C’est un véritable festival Chostakovitch que l’auditorium Maurice Ravel propose de mars à juin, avec pas moins de dix-sept concerts consacrés au compositeur russe. Trois semaines après la venue de Valery Gergiev et de son Orchestre du Mariinsky pour interpréter la Douzième Symphonie, c’est cette fois l’Orchestre national de Lyon, dirigé par le chef catalan Josep Pons, qui est dans la fosse de la magnifique salle lyonnaise. Le choix s’est porté sur l’une des «symphonies de guerre», la monumentale Huitième, parfois dite aussi «Stalingrad» (à l’image de la Septième, sous-titrée «Leningrad»). Cette œuvre sombre et tragique, composée en l’honneur de la ville martyre, était une des œuvres préférées de Chostakovitch lui-même, qui disait y avoir mis «tout son cœur et sa raison».

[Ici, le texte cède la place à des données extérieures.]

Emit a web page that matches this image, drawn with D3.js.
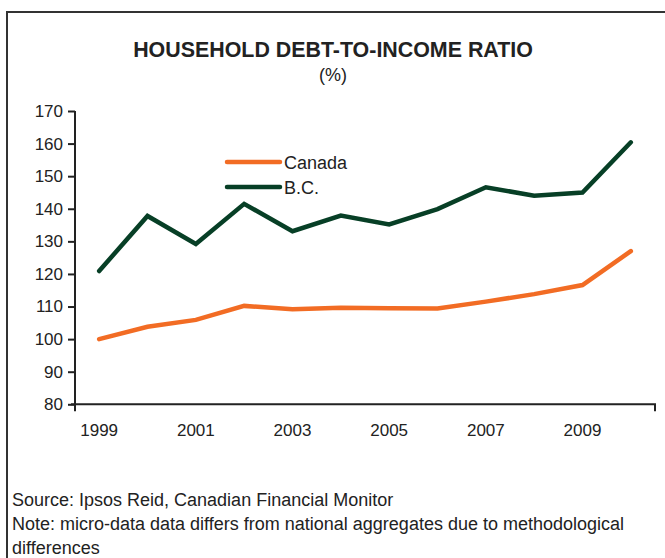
<!DOCTYPE html>
<html>
<head>
<meta charset="utf-8">
<script src="https://cdn.jsdelivr.net/npm/d3@7"></script>
<style>
  html, body { margin: 0; padding: 0; background: #fff; }
  svg { display: block; font-family: "Liberation Sans", Arial, sans-serif; }
</style>
</head>
<body>
<svg id="chart" width="665" height="558"></svg>
<script>
// Household debt-to-income ratio (%), 1999-2010
const years = [1999, 2000, 2001, 2002, 2003, 2004, 2005, 2006, 2007, 2008, 2009, 2010];
const canada = [100.0, 103.8, 105.9, 110.2, 109.2, 109.6, 109.5, 109.4, 111.5, 113.8, 116.6, 127.0];
const bc = [120.9, 137.8, 129.2, 141.5, 133.1, 137.9, 135.2, 139.9, 146.6, 144.0, 145.0, 160.4];
const yTicks = [80, 90, 100, 110, 120, 130, 140, 150, 160, 170];
const xLabels = [1999, 2001, 2003, 2005, 2007, 2009];
const seriesNames = ["Canada", "B.C."];
const seriesColors = ["#f26c24", "#073f26"];

const FONT = "Liberation Sans, Arial, sans-serif";
const INK = "#222";

const svg = d3.select("#chart");

// outer frame
svg.append("rect")
  .attr("x", 7).attr("y", 12)
  .attr("width", 700).attr("height", 600)
  .attr("fill", "none")
  .attr("stroke", "#333")
  .attr("stroke-width", 2);

// titles
svg.append("text")
  .attr("x", 333).attr("y", 57)
  .attr("text-anchor", "middle")
  .attr("font-size", 21.4).attr("font-weight", "bold")
  .attr("fill", INK)
  .text("HOUSEHOLD DEBT-TO-INCOME RATIO");
svg.append("text")
  .attr("x", 333).attr("y", 81)
  .attr("text-anchor", "middle")
  .attr("font-size", 18)
  .attr("fill", INK)
  .text("(%)");

const plotLeft = 75, plotRight = 655, plotTop = 111, plotBottom = 404.3;

const x = d3.scaleBand().domain(years).range([plotLeft, plotRight]);
const y = d3.scaleLinear().domain([80, 170]).range([plotBottom, plotTop]);

// y axis
const yAxis = svg.append("g")
  .attr("transform", `translate(${plotLeft},0)`)
  .call(d3.axisLeft(y).tickValues(yTicks).tickSize(7).tickPadding(5).tickFormat(d3.format("d")));
yAxis.select(".domain").attr("stroke", INK).attr("stroke-width", 2).attr("d", `M0,${plotTop}V${plotBottom}`);
yAxis.selectAll(".tick line").attr("stroke", INK).attr("stroke-width", 2);
yAxis.selectAll(".tick text")
  .attr("font-size", 17).attr("fill", INK)
  .attr("font-family", FONT);

// x axis
const xAxis = svg.append("g")
  .attr("transform", `translate(0,${plotBottom})`)
  .call(d3.axisBottom(x).tickValues(xLabels).tickSize(0).tickPadding(20));
xAxis.select(".domain").attr("stroke", INK).attr("stroke-width", 2)
  .attr("d", `M${plotLeft - 4},0H${plotRight}V7`);
xAxis.selectAll(".tick text")
  .attr("font-size", 17).attr("fill", INK)
  .attr("font-family", FONT);
xAxis.append("line")
  .attr("x1", plotLeft).attr("x2", plotLeft).attr("y1", 0).attr("y2", 7)
  .attr("stroke", INK).attr("stroke-width", 2);

// lines
const line = d3.line()
  .x((d, i) => x(years[i]) + x.bandwidth() / 2)
  .y(d => y(d));

[canada, bc].forEach((vals, i) => {
  svg.append("path")
    .datum(vals)
    .attr("d", line)
    .attr("fill", "none")
    .attr("stroke", seriesColors[i])
    .attr("stroke-width", 4.5)
    .attr("stroke-linejoin", "miter")
    .attr("stroke-linecap", "round");
});

// legend
seriesNames.forEach((name, i) => {
  const ly = 162 + i * 25;
  svg.append("line")
    .attr("x1", 227).attr("x2", 280)
    .attr("y1", ly).attr("y2", ly)
    .attr("stroke", seriesColors[i])
    .attr("stroke-width", 4.5)
    .attr("stroke-linecap", "round");
  svg.append("text")
    .attr("x", 284).attr("y", ly + 6.5)
    .attr("font-size", 18).attr("fill", INK)
    .text(name);
});

// footnotes
const notes = [
  "Source: Ipsos Reid, Canadian Financial Monitor",
  "Note: micro-data data differs from national aggregates due to methodological",
  "differences"
];
notes.forEach((t, i) => {
  svg.append("text")
    .attr("x", 12).attr("y", 506 + i * 24)
    .attr("font-size", 18).attr("fill", INK)
    .text(t);
});
</script>
</body>
</html>
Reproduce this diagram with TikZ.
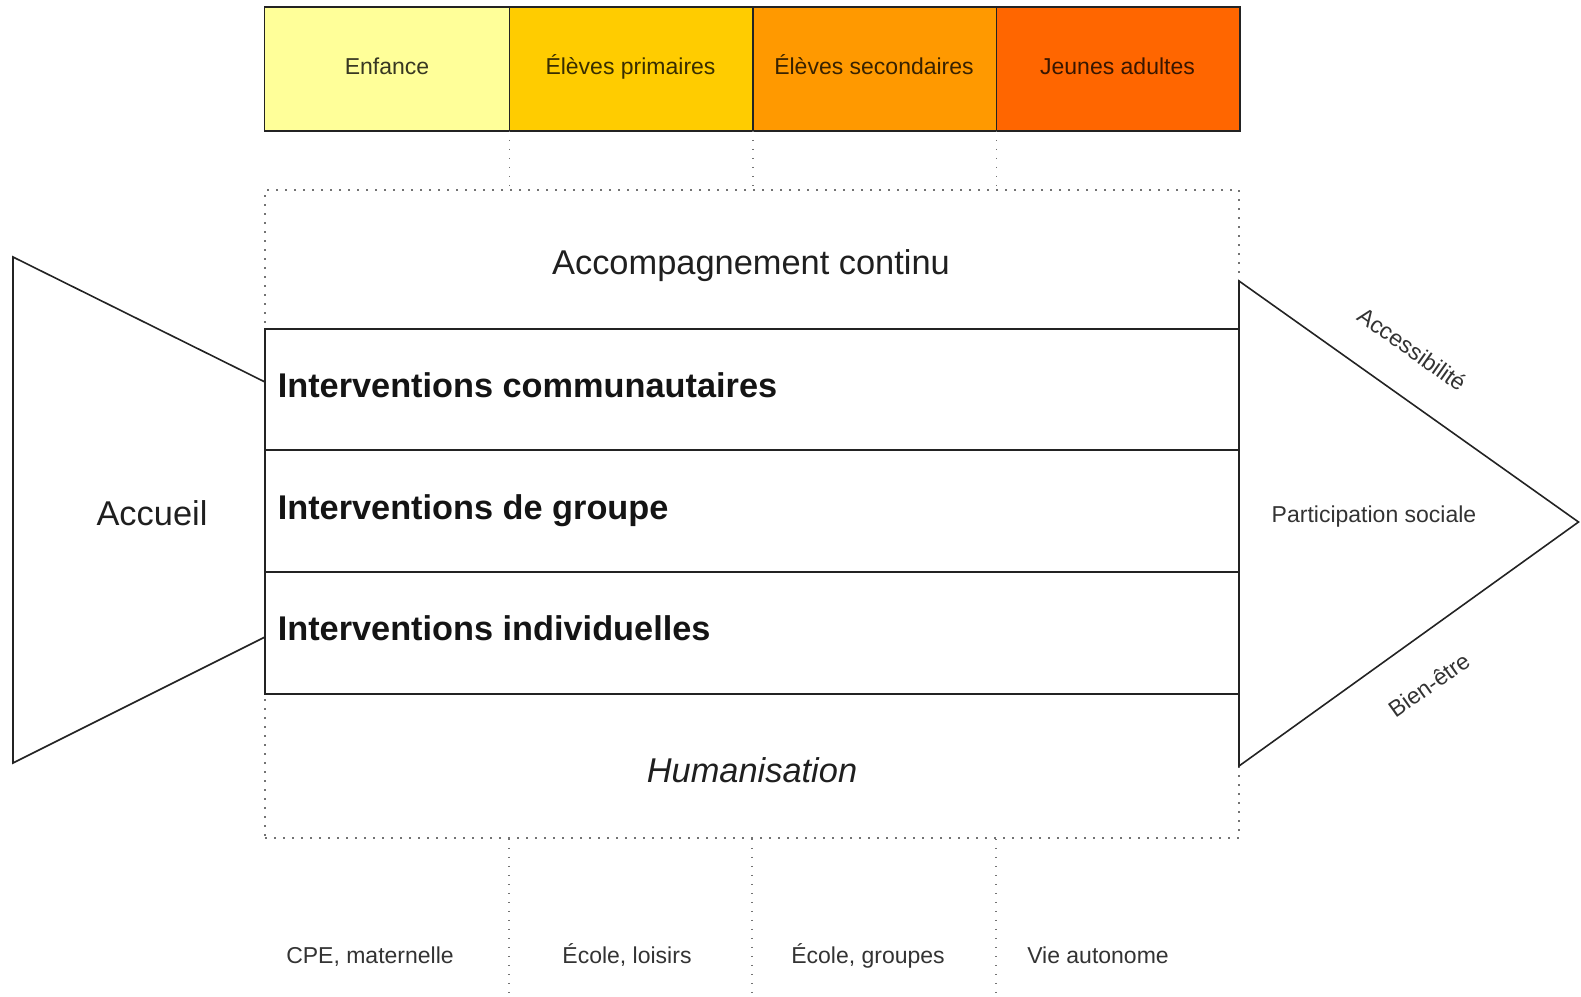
\documentclass[tikz,border=0pt]{standalone}
\usepackage{fontspec}
\setmainfont{Liberation Sans}
\definecolor{cA}{RGB}{255,255,153}
\definecolor{cB}{RGB}{255,204,0}
\definecolor{cC}{RGB}{255,153,0}
\definecolor{cD}{RGB}{255,102,0}
\definecolor{edge}{RGB}{35,35,35}
\begin{document}
\begin{tikzpicture}[x=1pt,y=-1pt,
  line width=1.6pt,
  agebox/.style={minimum width=243.5pt, minimum height=122pt, inner sep=0pt},
  rowbox/.style={draw=edge, minimum width=974pt, inner sep=0pt},
  dots/.style={draw=black!55, line width=1.6pt, dash pattern=on 1.6pt off 7.4pt},
  big/.style={font=\fontsize{34.4}{41}\selectfont, text=black!88, inner sep=0pt},
  small/.style={font=\fontsize{23}{27}\selectfont, text=black!80, inner sep=0pt},
  rowlabel/.style={font=\bfseries\fontsize{34.3}{41}\selectfont, text=black!92, anchor=base west, inner sep=0pt}
]
\useasboundingbox (0,0) rectangle (1581,996);
% top age boxes (fills first, borders after)
\node[agebox, fill=cA] (enf) at (387,69) {};
\node[agebox, fill=cB] (pri) at (630.5,69) {};
\node[agebox, fill=cC] (sec) at (874,69) {};
\node[agebox, fill=cD] (jeu) at (1117.5,69) {};
\draw[edge] (enf.north west) rectangle (jeu.south east);
\draw[edge] (enf.north east) -- (enf.south east);
\draw[edge] (pri.north east) -- (pri.south east);
\draw[edge] (sec.north east) -- (sec.south east);
\node[small, anchor=base, text=black!78!cA] (tenf) at (387,74) {Enfance};
\node[small, anchor=base, text=black!78!cB] (tpri) at (630.5,74) {Élèves primaires};
\node[small, anchor=base, text=black!78!cC] (tsec) at (874,74) {Élèves secondaires};
\node[small, anchor=base, text=black!78!cD] (tjeu) at (1117.5,74) {Jeunes adultes};
% dotted frame
\node[dots, minimum width=974pt, minimum height=648pt, inner sep=0pt] (frame) at (752,514) {};
\coordinate (b1) at (509,996);
\coordinate (b2) at (752,996);
\coordinate (b3) at (996,996);
\draw[dots] (enf.south east) -- (enf.south east |- frame.north);
\draw[dots] (pri.south east) -- (pri.south east |- frame.north);
\draw[dots] (sec.south east) -- (sec.south east |- frame.north);
\draw[dots] (b1 |- frame.south) -- (b1);
\draw[dots] (b2 |- frame.south) -- (b2);
\draw[dots] (b3 |- frame.south) -- (b3);
% left trapezoid
\coordinate (a1) at (13,257);
\coordinate (a2) at (13,763);
\coordinate (a3) at (265,382);
\coordinate (a4) at (265,637);
\draw[edge, line join=miter] (a3) -- (a1) -- (a2) -- (a4);
% right triangle
\coordinate (p1) at (1239,281);
\coordinate (p2) at (1578.5,522);
\coordinate (p3) at (1239,766);
\draw[edge] (p1) -- (p2) -- (p3) -- cycle;
% rows
\node[rowbox, minimum height=121pt] (r1) at (752,389.5) {};
\node[rowbox, minimum height=122pt] (r2) at (752,511) {};
\node[rowbox, minimum height=122pt] (r3) at (752,633) {};
\node[rowlabel] (l1) at (277,397.3) {Interventions communautaires};
\node[rowlabel] (l2) at (277,519) {Interventions de groupe};
\node[rowlabel] (l3) at (277,640.7) {Interventions individuelles};
% texts
\node[big, anchor=base] (acc) at (751,274) {Accompagnement continu};
\node[big, anchor=base] (hum) at (752,782) {\itshape Humanisation};
\node[big, anchor=base] (accueil) at (152,525) {Accueil};
\node[small, anchor=base] (part) at (1374,522) {Participation sociale};
\node[small, rotate=-35.3] (accs) at (1412,349) {Accessibilité};
\node[small, rotate=35.3] (bien) at (1429,685) {Bien-être};
\node[small, anchor=base] (q1) at (370,963) {CPE, maternelle};
\node[small, anchor=base] (q2) at (627,963) {École, loisirs};
\node[small, anchor=base] (q3) at (868,963) {École, groupes};
\node[small, anchor=base] (q4) at (1098,963) {Vie autonome};
\end{tikzpicture}
\end{document}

Ce chef-d’œuvre, malheureusement assez négligé par les grandes salles hexagonales, soulève l’enthousiasme sous la battue, précise et concentrée, du directeur musical de l’Orchestre national d’Espagne. Le Moderato initial, de près d’une demi-heure, gronde de menaces, soutenues avec vigueur par la formation lyonnaise. La tension s’accroît encore dans l’Allegretto et frôle le délire dans l’Allegro ma non troppo, époustouflant ostinato de cordes d’une véhémence incroyable. Le Largo ne laisse pas davantage de répit, passacaille toute en verticalité. Les conflits semblent se résoudre dans le finale, mais les espérances se révèlent, en fin de compte, bien incertaines. Ce final, tout en apesanteur et exécuté pianississimo pendant les dernières mesures, laisse d’abord coi un public sous le choc avant que de frénétiques applaudissements viennent rompre le long silence qui suit – et saluer cette magistrale exécution.


En première partie, nous avions pu entendre le «Prélude et Mort d’Isolde», extraits de Tristan. Dans le Prélude, les bois sonnent avec une couleur parfaitement française, tout comme les cordes, d’une transparence irrésistible. On fond tout autant de bonheur dans cette version orchestrale de la «Mort d’Isolde», pétrie de sensualité, et qui provoque chez l’auditeur une si poignante émotion que l’on imagine sans peine les paroles. Le programme était décidément bien morbide ce soir, puisque les Cinq Chants pour voix grave (1922) de Franz Schreker qui suivaient, sont littéralement plombés, tant par le texte que par la musique. Si le premier s’inspire d’un chant tiré des Mille et une nuits, les quatre autres sont dus à la poétesse Edith Ronsperger et sont marqués du sceau du désespoir. Atteinte d’une malformation physique, elle finira par se suicider – thème d’ailleurs abordé dans le dernier chant. La musique évoque celle d’un Zemlinsky et l’orchestration de Schreker s’avère raffinée et opulente à la fois.


Sur un accompagnement d’une belle subtilité, Jane Irwin nous gratifie de sa grande sensibilité et d’une humanité à fleur de peau. La mezzo anglaise, au timbre clair et rond, à l’aigu insolemment projeté, ravit par son engagement vocal – mais aussi scénique – tout au cours de cette lecture de poèmes aussi désespérés les uns que les autres. Il faut relever que son format vocal – wagnérien – lui permet de faire fi des éclats orchestraux qui émaillent certains chants. Parmi eux, nous retiendrons particulièrement le troisième, «L’obscurité tombe lourdement comme du plomb», qui nous a arraché des larmes, et le dernier, «Ils sont si beaux, les jours tendres, rêvés», véritable apothéose dans l’anéantissement.


En conclusion, une excellente soirée, avec un programme d’une belle cohérence thématique, et un Orchestre national de Lyon au meilleur de sa forme – phalange que nous plaçons parmi les toutes meilleures en France.